Current law says that fossils on private land belongs to the land owners. To repeat a phrase I have heard locally, "ain't no government agent gunna tell me what to do with my fossil critters". On my personal 3000 deeded acres of Hell Creek and the additional 20000 acres I have contracted access/ 1/2 ownership(of the fossils) to, I'll decide which museum will end up with them. (That's about 40 square miles of Hell Creek Exposure). If the gov't starts stepping in, the supply of fossils from private lands would dry up. Locally, land owners are always hesitant to tell about fossil finds because of the incorrect assumption that the gov't will step in and tell them they can't run cattle on that land now. I have run several local newspaper articles indicating the facts and have gotten access to several sites I wouldn't have it the gov't was involved. What you suggest is bad planning as almost anything the gov't gets involved in gets screwed up. Your intentions are good but in practice, it would, for instance, totally close down my collecting as I wouldn't want any gov't agent from some place far away to tell me what to do with my property. It is a different story if you live on the land you are being dictated to than if you are sitting on a chair surrounded by population thinking about the "public good". So if I find a dinosaur tooth on my land, as a result I can't have cattle tromping on the site (since my whole property is a dinosaur site) and thus go out of the cattle business.....hum, I'll bet you'll never hear about the find as it is reburied quickly in a deeper hole. The rural, very independent folks living 65 miles from the nearest town (where they live ontop of the dinosaurs) will never go along with that. They make their living from the land and anything that interferes with that lifestyle will not be allowed to happen. Believe me, I live that lifestyle and even with my paleontology background, would shut down collecting in an instant.

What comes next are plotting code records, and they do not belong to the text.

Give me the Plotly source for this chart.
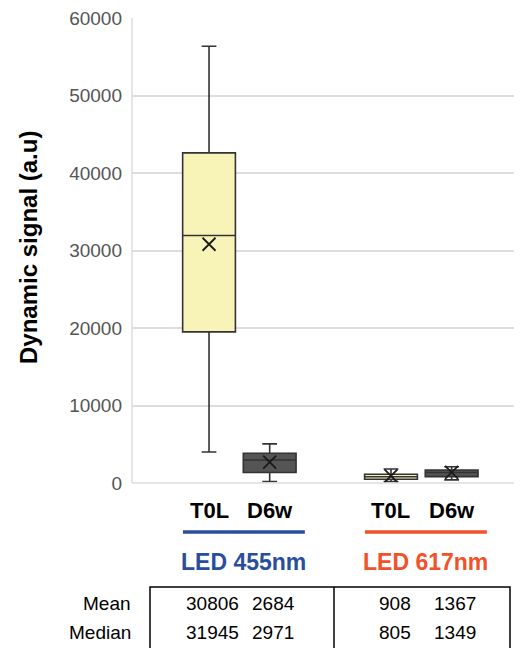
import plotly.graph_objects as go

# ---- data ----
groups = ["LED 455nm", "LED 455nm", "LED 617nm", "LED 617nm"]
conditions = ["T0L", "D6w", "T0L", "D6w"]
x_pos = [0, 1, 3, 4]
lower_whisker = [4000, 200, 180, 400]
q1_vals = [19500, 1350, 480, 820]
median_vals = [31945, 2971, 805, 1349]
q3_vals = [42600, 3830, 1130, 1680]
upper_whisker = [56350, 5050, 1800, 2100]
mean_vals = [30806, 2684, 908, 1367]
fill_colors = ["#F8F4B8", "#555555", "#F8F4B8", "#555555"]
y_ticks = [0, 10000, 20000, 30000, 40000, 50000, 60000]
group_labels = ["LED 455nm", "LED 617nm"]
group_colors = ["#2A4E9E", "#F0522A"]
row_labels = ["Mean", "Median"]

FONT = "Liberation Sans, Arial, sans-serif"
OFF = 8  # page body margin
PL, PR, PT, PB = 132, 522, 18, 483  # plot area in window pixels
W, H = 522 - OFF, 648 - OFF
ML, MT = PL - OFF, PT - OFF
PH = PB - PT
PW = PR - PL
MR = W - ML - PW
MB = H - MT - PH


def py(pix):
    """window pixel y -> paper y"""
    return (PB - pix) / PH


def px(pix):
    return (pix - PL) / PW


fig = go.Figure()
for i in range(4):
    fig.add_trace(go.Box(
        x=[x_pos[i]],
        q1=[q1_vals[i]], median=[median_vals[i]], q3=[q3_vals[i]],
        lowerfence=[lower_whisker[i]], upperfence=[upper_whisker[i]],
        fillcolor=fill_colors[i],
        line=dict(color="#333333", width=1.6),
        width=0.87, whiskerwidth=0.28,
        boxpoints=False, showlegend=False, hoverinfo="skip",
    ))

fig.add_trace(go.Scatter(
    x=x_pos, y=mean_vals, mode="markers",
    marker=dict(symbol="x-thin", size=13, line=dict(color="#1a1a1a", width=1.8)),
    showlegend=False, hoverinfo="skip",
))

fig.update_layout(
    width=W, height=H,
    margin=dict(l=ML, r=MR, t=MT, b=MB, pad=0),
    plot_bgcolor="white", paper_bgcolor="white",
    font=dict(family=FONT),
    xaxis=dict(range=[-1.27, 5.16], showticklabels=False, showgrid=False,
               zeroline=False, showline=False, ticks=""),
    yaxis=dict(range=[0, 60000], tickvals=y_ticks,
               ticktext=[str(v) for v in y_ticks],
               tickfont=dict(size=19, color="#555555", family=FONT),
               showgrid=True, gridcolor="#DDDDDD", gridwidth=1.5,
               zeroline=False, showline=False, ticks="", ticklabelstandoff=9,
               ticklabeloverflow="allow"),
)

# left axis line and bottom axis line
fig.add_shape(type="line", xref="paper", yref="paper", x0=0, x1=0, y0=0, y1=1,
              line=dict(color="#DDDDDD", width=1.5))
fig.add_shape(type="line", xref="paper", yref="paper", x0=0, x1=1, y0=0, y1=0,
              line=dict(color="#DDDDDD", width=1.5))


def label(text, xref, x, ypix, size, color="black", xanchor="center"):
    fig.add_annotation(text=text, xref=xref, yref="paper", x=x, y=py(ypix),
                       xanchor=xanchor, yanchor="middle", showarrow=False,
                       font=dict(size=size, color=color, family=FONT))


# y-axis title
fig.add_annotation(text="<b>Dynamic signal (a.u)</b>", xref="paper", yref="paper",
                   x=px(28), y=py(248), textangle=-90, showarrow=False,
                   xanchor="center", yanchor="middle",
                   font=dict(size=24, color="black", family=FONT))

# category labels
for i in range(4):
    label(f"<b>{conditions[i]}</b>", "x", x_pos[i], 510, 22)

# group lines and labels
for g in range(2):
    xa, xb = x_pos[2 * g], x_pos[2 * g + 1]
    fig.add_shape(type="line", xref="x", yref="paper",
                  x0=xa - 0.43, x1=xb + 0.58, y0=py(532), y1=py(532),
                  line=dict(color=group_colors[g], width=3.5))
    label(f"<b>{group_labels[g]}</b>", "x", (xa + xb) / 2 + 0.07, 562, 23,
          color=group_colors[g])

# table
fig.add_shape(type="rect", xref="paper", yref="paper",
              x0=px(150), x1=px(510), y0=py(700), y1=py(587),
              line=dict(color="black", width=1.5))
fig.add_shape(type="line", xref="paper", yref="paper",
              x0=px(334), x1=px(334), y0=py(700), y1=py(587),
              line=dict(color="black", width=1.5))
rows = [mean_vals, median_vals]
row_y = [603, 632]
for r in range(2):
    label(row_labels[r], "paper", px(133), row_y[r], 19, xanchor="right")
    for i in range(4):
        label(str(rows[r][i]), "x", x_pos[i] + 0.06, row_y[r], 19)

fig.write_html("out.html")
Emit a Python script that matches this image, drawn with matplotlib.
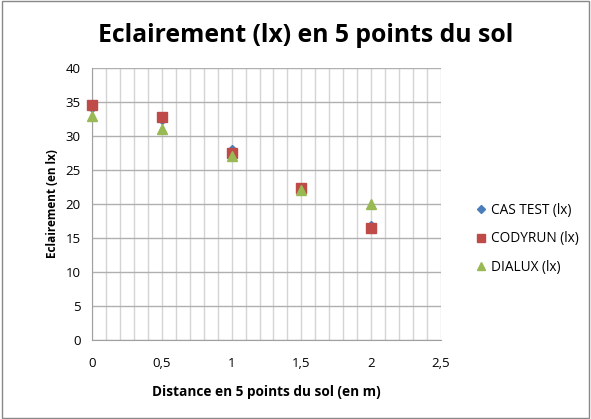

It is your job to convince the land owner that it is to the public good for that fossils to be placed in a repository for a nice tax write off and not to sell it on the open market to the highest bidder. That is my job too. I know where there is a really nice, articulated dinosaur (I think it is a Thescelosaur) with an upright inflated rib cage exposed on a vertical surface sitting on private land (Lance). The owner isn't interested in letting anyone on to dig it currently. Not even me as a neighbor and I have treaded very lightly as he actually let me see it and photograph it. If anyone tried to take it, better come in with body armor and riot shields. It is his land. I am very slowly going to facilitate the removal of this animal but it will take kid gloves and a lot of cooperation from all parties involved. If someone with cash came forward to dig it, he would probably go along but if it isn't going to a museum, I'm not talking. (I have photo's if anyone is interested). He just doesn't need a tax write off as you have to be making money to write off donations. I would ask for a contracted promise to deliver it to a paleontological repository after excavation before I would disclose the owner so don't ask if your not willing to do that.

Don't shut me and others down for "the public good". If these extraordinarily private, hard working people who live off their land even sniff of gov't involvement, goodbye to access to anybody doing paleontological work on private land.

Frank (Rooster) Bliss
MS Biostratigraphy
Weston, Wyoming
www.wyomingdinosaurs.com


On May 16, 2008, at 9:46 AM, hammeris1@bellsouth.net wrote:

So, if I am out in the wild somewhere and come across
a large specimen of Holtzasaurus marylandai, and it is
on private land, at what point can "the govt" step in
for the benefit of science - does that happen?
Do they retain a percentage of any seizure to pay the
land owners like they would in an imminent domain situation?

Would the uniqueness of the specimen be the deciding factor?